Symmetries and Fourier series

Before making a quantitative analysis of the Fourier series of the classical waveforms, we pause to make two useful observations about symmetries in waveforms and the corresponding symmetries in the Fourier series. First, a Fourier series might consist only of even or odd-numbered harmonics; this is reflected in symmetries comparing a waveform to its displacement by half a cycle. Second, the Fourier series may contain only real-valued or pure imaginary-valued coefficients (corresponding to the cosine or sine functions). This is reflected in symmetries comparing the waveform to its reversal in time.

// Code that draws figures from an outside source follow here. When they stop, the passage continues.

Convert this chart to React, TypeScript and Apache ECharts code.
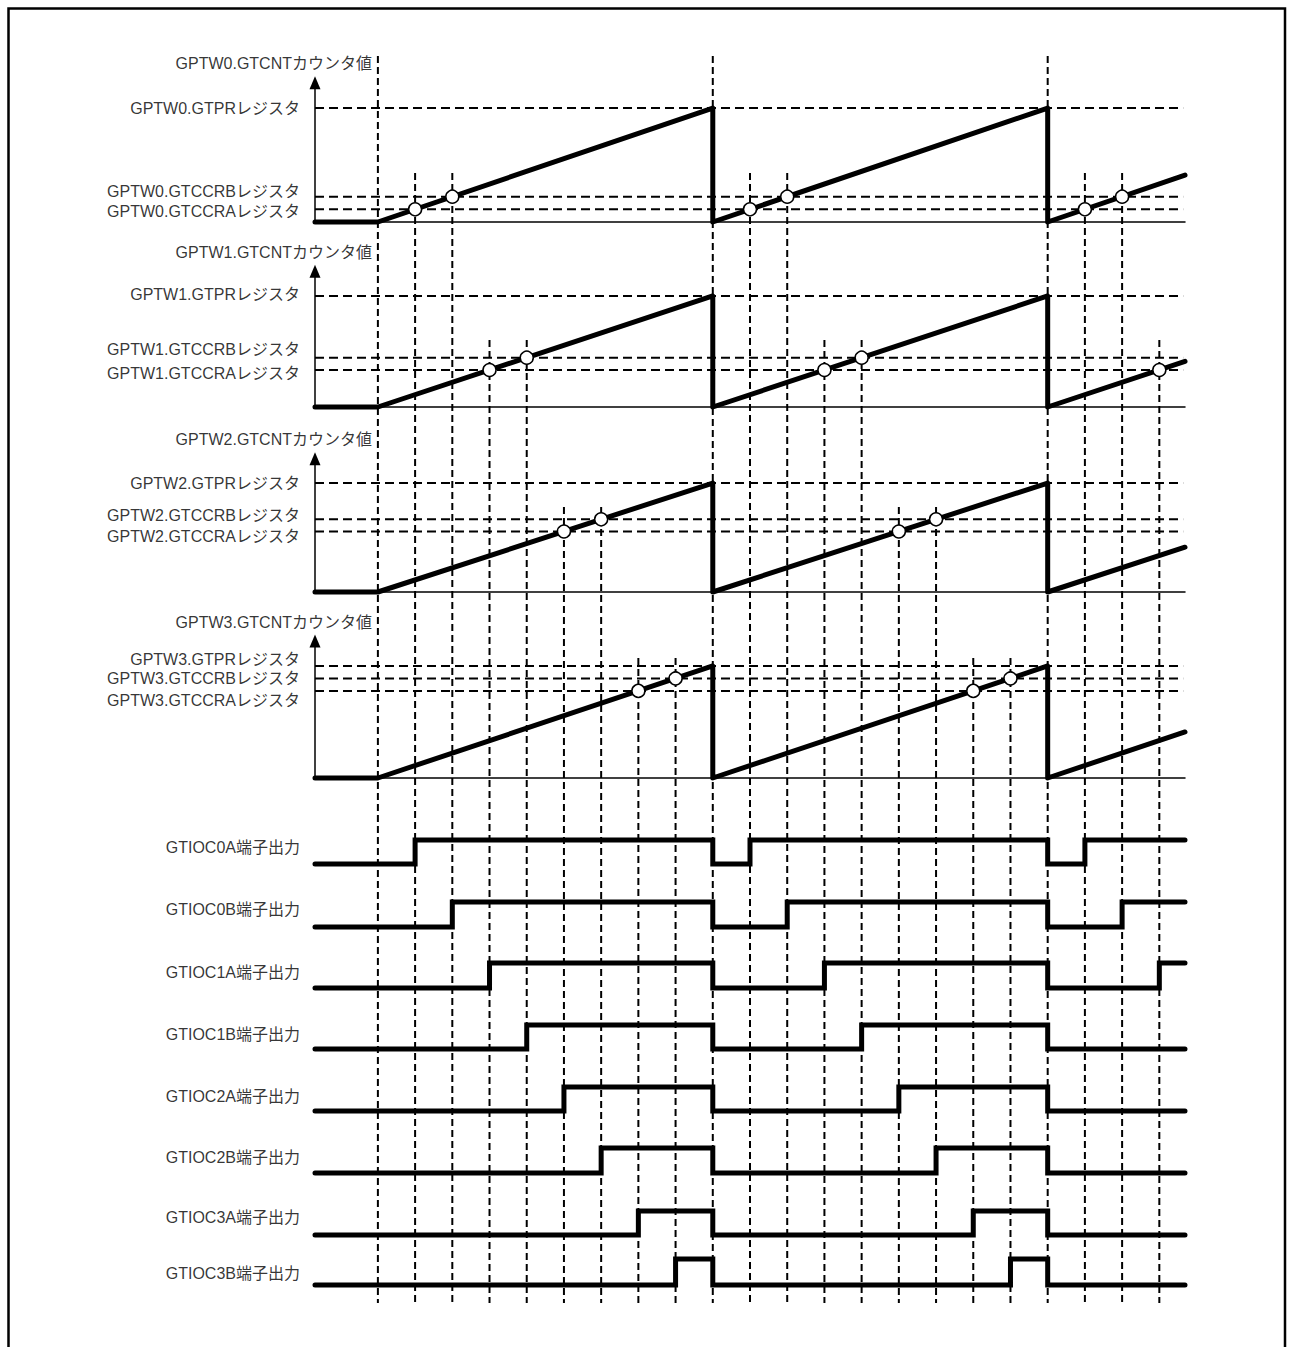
import React, { useEffect, useRef } from "react";
import * as echarts from "echarts";

// ---- time axis (counter clock periods) ----
const T_MIN = -1.69;
const T_MAX = 21.69;
const COUNTER_AXIS_MAX = 11;

// ---- counter data ----
const timerNames = ["GPTW0", "GPTW1", "GPTW2", "GPTW3"];
const gtprValue = 9;
const gtccraValues = [1, 3, 5, 7];
const gtccrbValues = [2, 4, 6, 8];
const counterTimes = [T_MIN, 0, 9, 9, 18, 18, T_MAX];
const counterValues = [0, 0, 9, 0, 9, 0, 3.7];
const matchATimes = [[1, 10, 19], [3, 12, 21], [5, 14], [7, 16]];
const matchBTimes = [[2, 11, 20], [4, 13], [6, 15], [8, 17]];

// ---- output pin data: [time, level] change points (step "end") ----
const outputNames = [
  "GTIOC0A端子出力",
  "GTIOC0B端子出力",
  "GTIOC1A端子出力",
  "GTIOC1B端子出力",
  "GTIOC2A端子出力",
  "GTIOC2B端子出力",
  "GTIOC3A端子出力",
  "GTIOC3B端子出力",
];
const out0A = [[T_MIN, 0], [1, 1], [9, 0], [10, 1], [18, 0], [19, 1], [T_MAX, 1]];
const out0B = [[T_MIN, 0], [2, 1], [9, 0], [11, 1], [18, 0], [20, 1], [T_MAX, 1]];
const out1A = [[T_MIN, 0], [3, 1], [9, 0], [12, 1], [18, 0], [21, 1], [T_MAX, 1]];
const out1B = [[T_MIN, 0], [4, 1], [9, 0], [13, 1], [18, 0], [T_MAX, 0]];
const out2A = [[T_MIN, 0], [5, 1], [9, 0], [14, 1], [18, 0], [T_MAX, 0]];
const out2B = [[T_MIN, 0], [6, 1], [9, 0], [15, 1], [18, 0], [T_MAX, 0]];
const out3A = [[T_MIN, 0], [7, 1], [9, 0], [16, 1], [18, 0], [T_MAX, 0]];
const out3B = [[T_MIN, 0], [8, 1], [9, 0], [17, 1], [18, 0], [T_MAX, 0]];
const outputLevels = [out0A, out0B, out1A, out1B, out2A, out2B, out3A, out3B];

// ---- vertical guide times, grouped by where they start ----
const guideTimesOverflow = [0, 9, 18];
const guideTimesW0 = [1, 2, 10, 11, 19, 20];
const guideTimesW1 = [3, 4, 12, 13, 21];
const guideTimesW2 = [5, 6, 14, 15];
const guideTimesW3 = [7, 8, 16, 17];
const guideGroups = [guideTimesOverflow, guideTimesW0, guideTimesW1, guideTimesW2, guideTimesW3];

// ---- layout (pixels) ----
const PLOT_LEFT = 315;
const PLOT_RIGHT_EDGE = 1185;
const counterLayout = [
  { top: 82.7, base: 222 },
  { top: 271.3, base: 407 },
  { top: 458.8, base: 592 },
  { top: 641.1, base: 778 },
];
// label vertical offsets: [GTPR, GTCCRB, GTCCRA]
const registerLabelDy = [
  [0, -5, 2],
  [-1, -8, 4],
  [0, -4, 5],
  [-6, 0, 10],
];
const outputLayout = [
  { high: 840, low: 864, dy: -16 },
  { high: 902, low: 927, dy: -17 },
  { high: 963, low: 988, dy: -15 },
  { high: 1025, low: 1049, dy: -14 },
  { high: 1087, low: 1111, dy: -14 },
  { high: 1148, low: 1173, dy: -15 },
  { high: 1211, low: 1235, dy: -17 },
  { high: 1259, low: 1285, dy: -11 },
];
const guideTops = [56, 173, 340, 507, 658];
const GUIDE_BOTTOM = 1303;

const FONT = 'Arial, "Liberation Sans", "Noto Sans CJK JP", sans-serif';
const TEXT_COLOR = "#000";

function buildOption() {
  const grid: any[] = [];
  const xAxis: any[] = [];
  const yAxis: any[] = [];
  const series: any[] = [];
  const width = PLOT_RIGHT_EDGE - PLOT_LEFT;

  const hiddenX = (gi: number) => ({
    type: "value", gridIndex: gi, min: T_MIN, max: T_MAX, show: false,
  });

  // guide grids (vertical dashed lines)
  guideGroups.forEach((times, g) => {
    const gi = grid.length;
    grid.push({ left: PLOT_LEFT, width, top: guideTops[g], height: GUIDE_BOTTOM - guideTops[g] });
    xAxis.push(hiddenX(gi));
    yAxis.push({ type: "value", gridIndex: gi, min: 0, max: 1, show: false });
    times.forEach((t) => {
      series.push({
        type: "line", xAxisIndex: gi, yAxisIndex: gi, silent: true, clip: false,
        showSymbol: false, z: 1,
        lineStyle: { color: "#000", width: 2, type: [7, 4] },
        data: [[t, 1], [t, 0]],
      });
    });
  });

  // counter panels
  timerNames.forEach((name, i) => {
    const gi = grid.length;
    const L = counterLayout[i];
    grid.push({ left: PLOT_LEFT, width, top: L.top, height: L.base - L.top });
    xAxis.push({
      type: "value", gridIndex: gi, min: T_MIN, max: T_MAX,
      axisLine: { show: true, onZero: false, lineStyle: { color: "#000", width: 1.5 } },
      axisTick: { show: false }, axisLabel: { show: false }, splitLine: { show: false },
    });
    yAxis.push({
      type: "value", gridIndex: gi, min: 0, max: COUNTER_AXIS_MAX,
      axisLine: {
        show: true, onZero: false, symbol: ["none", "triangle"], symbolSize: [11, 13],
        lineStyle: { color: "#000", width: 1.5 },
      },
      axisTick: { show: false }, axisLabel: { show: false }, splitLine: { show: false },
    });
    const regValues = [gtprValue, gtccrbValues[i], gtccraValues[i]];
    const regNames = [`${name}.GTPRレジスタ`, `${name}.GTCCRBレジスタ`, `${name}.GTCCRAレジスタ`];
    regValues.forEach((v) => {
      series.push({
        type: "line", xAxisIndex: gi, yAxisIndex: gi, silent: true, clip: false,
        showSymbol: false, z: 2,
        lineStyle: { color: "#000", width: 2, type: [9, 5] },
        data: [[T_MIN, v], [T_MAX - 0.05, v]],
      });
    });
    series.push({
      type: "line", xAxisIndex: gi, yAxisIndex: gi, silent: true, clip: false,
      showSymbol: false, z: 5,
      lineStyle: { color: "#000", width: 5, cap: "round", join: "round" },
      data: counterTimes.map((t, k) => [t, counterValues[k]]),
    });
    const circles: number[][] = [];
    matchATimes[i].forEach((t) => circles.push([t, gtccraValues[i]]));
    matchBTimes[i].forEach((t) => circles.push([t, gtccrbValues[i]]));
    series.push({
      type: "scatter", xAxisIndex: gi, yAxisIndex: gi, silent: true, clip: false, z: 6,
      symbol: "circle", symbolSize: 13,
      itemStyle: { color: "#fff", borderColor: "#000", borderWidth: 1.5, opacity: 1 },
      data: circles,
    });
    const labelBase = { show: true, color: TEXT_COLOR, fontSize: 16, fontFamily: FONT, verticalAlign: "middle" };
    const labelItems: any[] = [
      {
        value: [T_MIN, COUNTER_AXIS_MAX],
        label: { ...labelBase, formatter: `${name}.GTCNTカウンタ値`, position: [57, -19], align: "right" },
      },
    ];
    regValues.forEach((v, k) => {
      labelItems.push({
        value: [T_MIN, v],
        label: { ...labelBase, formatter: regNames[k], position: [-15, registerLabelDy[i][k]], align: "right" },
      });
    });
    series.push({
      type: "scatter", xAxisIndex: gi, yAxisIndex: gi, silent: true, clip: false, z: 7,
      symbol: "circle", symbolSize: 0.01, itemStyle: { color: "rgba(0,0,0,0)" },
      data: labelItems,
    });
  });

  // output pin rows
  outputNames.forEach((name, r) => {
    const gi = grid.length;
    const L = outputLayout[r];
    grid.push({ left: PLOT_LEFT, width, top: L.high, height: L.low - L.high });
    xAxis.push(hiddenX(gi));
    yAxis.push({ type: "value", gridIndex: gi, min: 0, max: 1, show: false });
    series.push({
      type: "line", xAxisIndex: gi, yAxisIndex: gi, silent: true, clip: false,
      showSymbol: false, step: "end", z: 5,
      lineStyle: { color: "#000", width: 5, cap: "round", join: "miter" },
      data: outputLevels[r],
    });
    series.push({
      type: "scatter", xAxisIndex: gi, yAxisIndex: gi, silent: true, clip: false, z: 7,
      symbol: "circle", symbolSize: 0.01, itemStyle: { color: "rgba(0,0,0,0)" },
      data: [
        {
          value: [T_MIN, 0],
          label: {
            show: true, formatter: name, position: [-15, L.dy], align: "right", verticalAlign: "middle",
            color: TEXT_COLOR, fontSize: 16, fontFamily: FONT,
          },
        },
      ],
    });
  });

  return {
    animation: false,
    backgroundColor: "#fff",
    grid, xAxis, yAxis, series,
    graphic: [
      {
        type: "rect", silent: true, z: 100,
        shape: { x: 8.5, y: 8.5, width: 1276.5, height: 1400 },
        style: { fill: "none", stroke: "#000", lineWidth: 2.5 },
      },
    ],
  };
}

export default function App() {
  const ref = useRef<HTMLDivElement>(null);
  useEffect(() => {
    if (!ref.current) return;
    const chart = echarts.init(ref.current, undefined, { renderer: "svg" });
    chart.setOption(buildOption() as any);
    return () => chart.dispose();
  }, []);
  return (
    <div
      ref={ref}
      style={{ position: "absolute", left: 0, top: 0, width: 1290, height: 1347, background: "#fff" }}
    />
  );
}
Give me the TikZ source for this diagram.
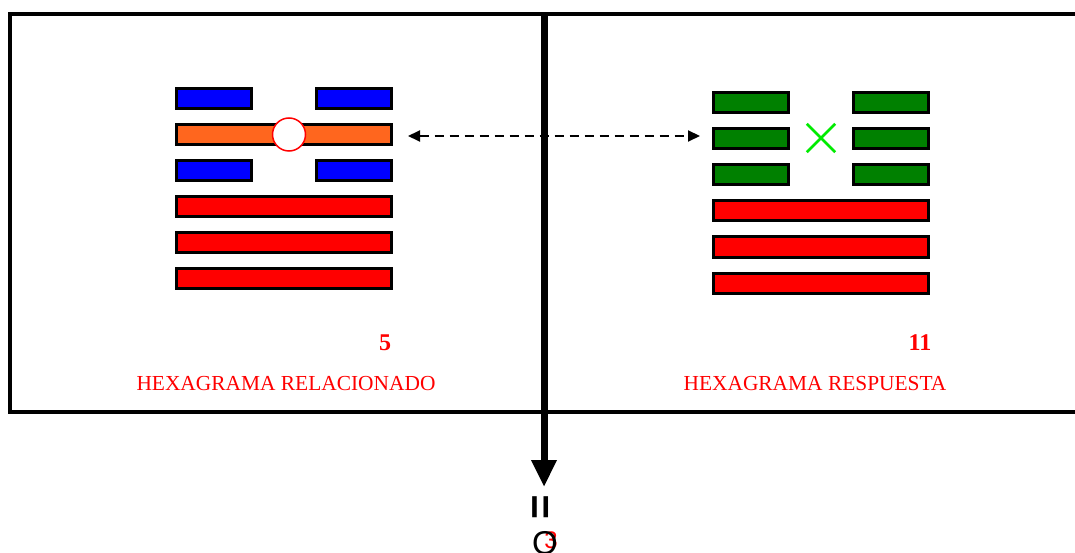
\documentclass[tikz,border=0pt]{standalone}
\usepackage{fontspec}
\setmainfont{Liberation Serif}
\newfontfamily\arialfont{Liberation Sans}
\usetikzlibrary{arrows.meta}
\definecolor{barblu}{RGB}{0,0,255}
\definecolor{barara}{RGB}{255,102,30}
\definecolor{barver}{RGB}{0,128,0}
\definecolor{barros}{RGB}{255,0,0}
\definecolor{croce}{RGB}{0,235,0}
\tikzset{
  linea/.style={rectangle,draw,line width=3pt,inner sep=0pt,minimum height=20pt},
  corta/.style={linea,minimum width=75pt},
  lunga/.style={linea,minimum width=215pt},
  etich/.style={text=barros,font=\fontsize{21.4}{22}\selectfont}
}
\begin{document}
\begin{tikzpicture}[x=1pt,y=-1pt]
            \useasboundingbox (0,0) rectangle (1075,553);

            %cornice aperta a destra
            \draw[line width=4pt] (1085,14) -- (10,14) -- (10,412) -- (1085,412);

            %esagramma di sinistra, tre linee in alto
            \node[corta, fill=barblu] (s1a) at (214,98.5) {};
            \node[corta, fill=barblu] (s1b) at (354,98.5) {};
            \node[lunga, fill=barara] (s2) at (284,134.5) {};
            \node[corta, fill=barblu] (s3a) at (214,170.5) {};
            \node[corta, fill=barblu] (s3b) at (354,170.5) {};

            %tre linee intere in basso
            \node[lunga, fill=barros] (s4) at (284,206.5) {};
            \node[lunga, fill=barros] (s5) at (284,242.5) {};
            \node[lunga, fill=barros] (s6) at (284,278.5) {};

            %cerchio sulla linea mobile
            \node[circle,draw=barros,line width=1.5pt,fill=white,minimum size=33pt,inner sep=0pt] (cerchio) at (289,134.5) {};

            %esagramma di destra
            \node[corta, fill=barver] (d1a) at (751,103) {};
            \node[corta, fill=barver] (d1b) at (891,103) {};
            \node[corta, fill=barver] (d2a) at (751,139) {};
            \node[corta, fill=barver] (d2b) at (891,139) {};
            \node[corta, fill=barver] (d3a) at (751,175) {};
            \node[corta, fill=barver] (d3b) at (891,175) {};
            \node[lunga, fill=barros] (d4) at (821,211) {};
            \node[lunga, fill=barros] (d5) at (821,247) {};
            \node[lunga, fill=barros] (d6) at (821,283) {};

            %croce verde
            \node[inner sep=0pt,minimum size=28pt] (x) at (821,138) {};
            \draw[croce, line width=2.5pt] (x.north west) -- (x.south east);
            \draw[croce, line width=2.5pt] (x.north east) -- (x.south west);

            %numeri e titoli
            \node[etich, font=\bfseries\fontsize{24}{24}\selectfont] (n5) at (385,343) {5};
            \node[etich, font=\bfseries\fontsize{24}{24}\selectfont] (n11) at (920,343) {11};
            \node[etich] (tsx) at (286,384) {HEXAGRAMA RELACIONADO};
            \node[etich] (tdx) at (815,384) {HEXAGRAMA RESPUESTA};

            %freccia tratteggiata tra le due linee
            \draw[line width=2pt, dash pattern=on 9pt off 6pt,
                  {Triangle[length=12pt,width=11pt]}-{Triangle[length=12pt,width=11pt]}]
                  ([xshift=15pt,yshift=-1.5pt]s2.east) -- ([xshift=-12pt,yshift=-1.5pt]d2a.west |- s2.east);

            %freccia verticale centrale
            \coordinate (alto) at (544,14);
            \coordinate (punta) at (544,487);
            \draw[line width=7pt, -{Triangle[length=27pt,width=24pt]}] (alto) -- (punta);

            %simboli in fondo
            \node[rotate=90, font=\arialfont\bfseries\fontsize{42}{42}\selectfont] (uguale) at (544,507) {=};
            \node[text=barros, anchor=base, font=\arialfont\fontsize{24}{24}\selectfont] (tre) at (551,548) {3};
            \node[anchor=base, inner sep=0pt, font=\arialfont\fontsize{33}{33}\selectfont] (o) at (545,554) {O};

        \end{tikzpicture}
\end{document}
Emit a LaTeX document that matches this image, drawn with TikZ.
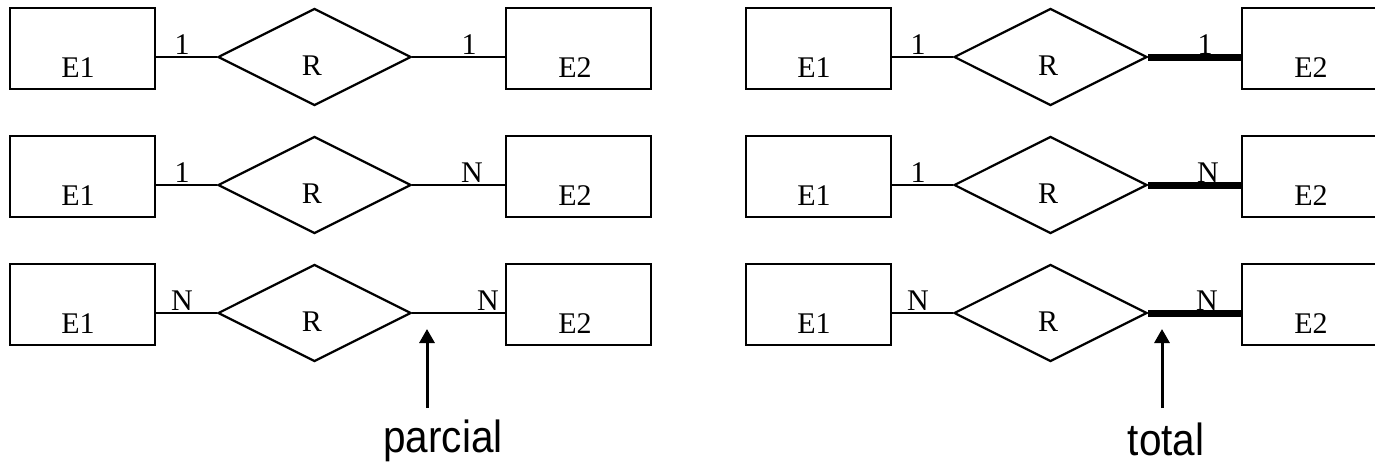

In this section we will assume that our waveform has an integer period $N$, and furthermore, for simplicity, that $N$ is even (if it isn't we can just up-sample by a factor of two). We know from Chapter 9 that any (real or complex valued) waveform $X[n]$ can be written as a Fourier series (whose coefficients we'll denote by $A[k]$):

$$X[n] = A[0] + A[1]{U^n} + \cdots + A[N-1]{U^{(N-1)n}}$$

or, equivalently,

$$X[n] = A[0] + A[1](\cos(\omega n) + i \sin(\omega n)) + \cdots$$

$$+ A[N-1](\cos(\omega (N-1) n) + i \sin(\omega (N-1) n))$$

where $\omega=2\pi/N$ is the fundamental frequency of the waveform, and

$$U = \cos(\omega) + i \sin(\omega)$$

is the unit-magnitude complex number whose argument is $\omega$.

To analyze the first symmetry we delay the signal $X[n]$ by a half-cycle. Since ${U^{N/2}} = -1$ we get:

$$X[n+N/2] = A[0] - A[1]{U^n} + A[2]{U^{2n}} \pm \cdots$$

$$+ A[N-2]{U^{(N-2)n}} - A[N-1]{U^{(N-1)n}}$$

In effect, a half-cycle delay changes the sign of every other term in the Fourier series. We combine this with the original series in two different ways. Letting $X'$ denote half the sum of the two:

$$X'[n] = {{X[n] + X[n+N/2]}\over 2} = A[0] + A[2]{U^{2n}} + \cdots + A[N-2]{U^{(N-2)n}}$$

and $X''$ half the difference:

$$X''[n] = {{X[n] - X[n+N/2]}\over 2} = A[1]{U^n} + A[3]{U^{3n}} + \cdots + A[N-1]{U^{(N-1)n}}$$

we see that $X'$ consists only of even-numbered harmonics (including DC) and $X''$ only of odd ones.

Furthermore, if $X$ happens to be equal to itself shifted a half cycle, that is, if $X[n] = X[n+N/2]$, then (looking at the definitions of $X'$ and $X''$) we get $X'[n] = X[n]$ and $X''[n] = 0$. This implies that, in this case, $X[n]$ has only even numbered harmonics. Indeed, this should be no surprise, since in this case $X[n]$ would have to repeat every $N/2$ samples, so its fundamental frequency is twice as high as normal for period $N$.

In the same way, if $X[n] = -X[n+N/2$], then $X$ can have only odd-numbered harmonics. This allows us easily to split any desired waveform into its even- and odd-numbered harmonics. (This is equivalent to using a comb filter to extract even or odd harmonics; see Chapter 7.)

To derive the second symmetry relation we compare $X[n]$ with its time reversal, $X[-n]$ (or, equivalently, since $X$ repeats every $N$ samples, with $X[N-n]$). The Fourier series becomes:

$$X[-n] = A[0] + A[1](\cos(\omega n) - i \sin(\omega n)) + \cdots$$

$$+ A[N-1](\cos(\omega (N-1) n) - i \sin(\omega (N-1) n))$$

(since the cosine function is even and the sine function is odd). In the same way as before we can extract the cosines by forming $X'[n]$ as half the sum:

$$X'[n] = {{X[n] + X[-n]}\over 2} = A[0] + A[1]\cos(\omega n)+ \cdots + A[N-1]\cos(\omega (N-1) n)$$

and $X''[n]$ as half the difference divided by $i$:

$$X''[n] = {{X[n] - X[-n]}\over {2i}} = A[1]\sin(\omega n)+ \cdots + A[N-1]\sin(\omega (N-1) n)$$

So if $X[n]$ satisfies $X[-n] = X[n]$ the Fourier series consists of cosine terms only; if $X[-n] = -X[n]$ it consists of sine terms only; and as before we can decompose any $X[n]$ (that repeats every $N$ samples) as a sum of the two.